Для актрисы Натальи Зиновьевой это не первое обращение к образу Эдит Пиаф, ранее она уже играла певицу в одном из спектаклей Площадки на Грибоедова, так что образ Пиаф в некоторой степени слился с актрисой. Возможно за этим стоит нечто личное, но Зиновьева историю не комментирует и, наверное, поступает правильно. Нужно отдать должное актрисе за то, что она соответствует образу великой француженки, но в то же время не пытается откровенно его копировать. Как и Пиаф, актриса выходит на сцену в чёрном классическом платье ниже колена, в парике, напоминающем причёску певицы в годы взлёта её карьеры. Повторяется пара характерных жестов: руки, упёртые ладонями на талии, вертикальное движение сверху вниз на словах “padam, padam”. В остальном же пластика Натальи Зиновьевой на сцене её собственная. Не пытается она воспроизводить и манеру пения Эдит Пиаф: нет ни фирменной хрипотцы, ни характерного для некоторых песен тремоло. Пение тем не менее получается по-своему красивым, лирическим. Начиная петь без микрофона, Зиновьева позже всё-таки берёт микрофон, чтобы особенно ярко спеть высокие ноты в “Hymne à l'amour” и некоторых других песнях.
В спектакле есть и второй актёр — Сергей Кучко — ему приходится постоянно менять образ, изображая мужчин, которые прошли сквозь жизнь Эдит Пиаф — то страшных и жестоких, как сутенёр из публичного дома, то мягких и добрых, как Марсель Сердан. В начале и в конце постановки, облачаясь в пальто и сдвигая на лоб шляпу, в ярком свете прожектора, скрывающего черты лица, он становится неземным собеседником, внешним свидетелем жизни Пиаф, который будто бы отпускает ей грехи, отвечая в частности, на терзания о любви с Тео: “Тут всё гораздо проще. Вы любите его, он любит вас.”
А жизнь у Эдит Пиаф, пожалуй, и правда была ужасной и изумительной одновременно. Вместо того, чтобы перечислять страницы биографии, вошедшие в спектакль, проще упомянуть то, что осталось в стороне. А среди этого, например, почти сиротское детство, ведь мать бросила Эдит, отец был на фронте, а бабушке с дедушкой едва ли было дело до ребёнка. Остались в стороне и поездки с выступлениями в концентрационные лагеря во время Второй Мировой, в ходе которых певица помогала узникам с побегом. Только эти две истории в сочетании с великим исполнительским талантом могли бы стать предметом спектакля. Однако же многогранная судьба Пиаф позволила оставить всё это в стороне и рассказать, в первую очередь, о её личной драме — человека, а не артиста, единственной, крепкой, всесильной и неподвластной времени любовью которого была музыка.

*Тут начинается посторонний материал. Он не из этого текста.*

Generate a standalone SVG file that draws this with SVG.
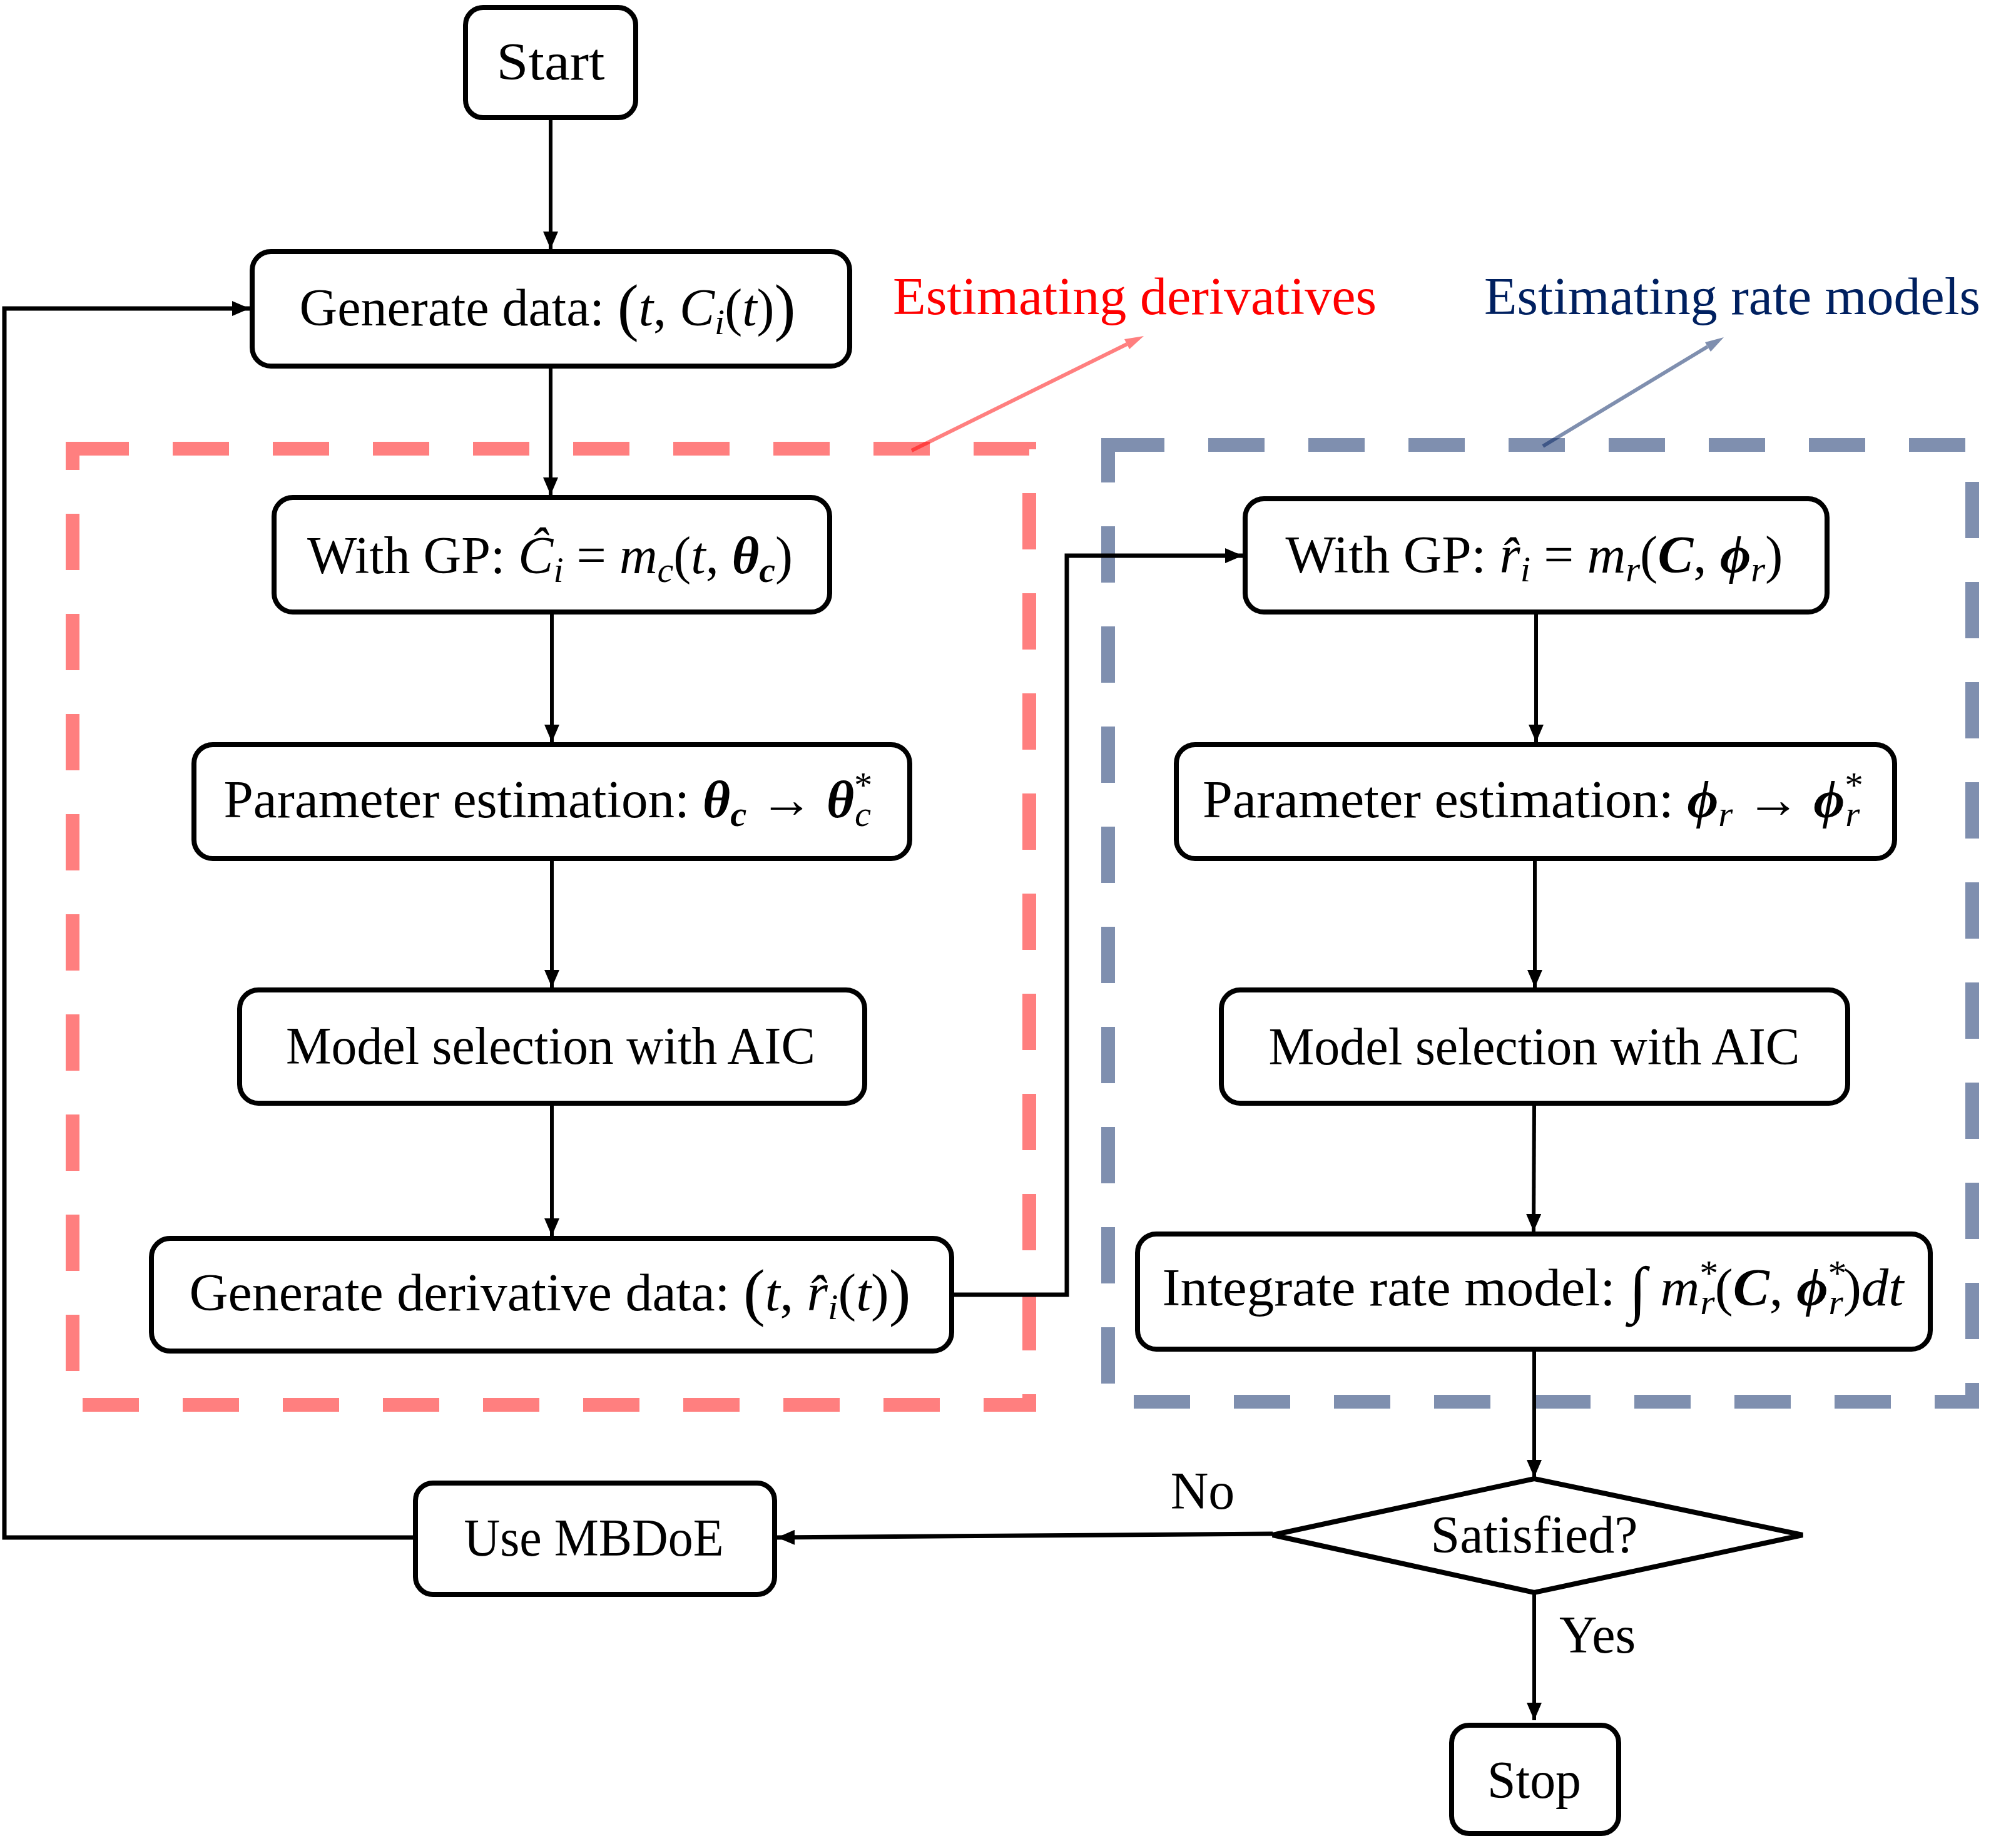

Драматургия спектакля скупа, но продумана до мелочей. Антракт разбивает действие на две части: до гибели Марселя Сердана и после. Но ведь именно в тот момент и начался закат её жизни. Истории любви и разочарования наслаиваются одна на другую, создавая ощущение бесконечного мрака, в котором один кошмар от другого отделяют лишь звонки телефона. И в какой-то момент кажется, что всё это уже попросту невозможно для одного человека, что это выдумка режиссёра, но нет… Рассказывая об алкоголизме и наркомании своей героини, Зиновьева берёт микрофон, и голос звучит будто издалека, как эхо. Но история продолжается и даже заканчивается иллюзией счастья: Эдит выходит замуж за Тео, и мы так и не узнаем, что в первую годовщину свадьбы ей было суждено умереть.
Спектакль, сыгранный в таком необычном формате, не оставляет возможности порассуждать о декорациях или оценить работу художника по свету. Трудно оценить и музыкальные решения спектакля, так как все они в той или иной степени связаны с творчеством Эдит Пиаф. Отказавшись также от всевозможных заумных рассуждений и унылого пересказа сюжета, критика остаётся по сути ни с чем, кроме, быть может, самого важного: возможности, не стыдясь собственной примитивности, произнести банальное зрительское “мне понравилось”. Сказать, что произошедшее на сцене было изумительно искренним и заставило поверить созданному образу.
В финальной сцене Наталья Зиновьева, отвернувшись от зала, снимает парик и смывает часть макияжа. Спектакль окончен. Впервые звучит фонограмма — знакомая каждому с детства “Non, je ne regrette rien” в исполнении самой Эдит Пиаф. Но я только теперь понял, о чём эта песня.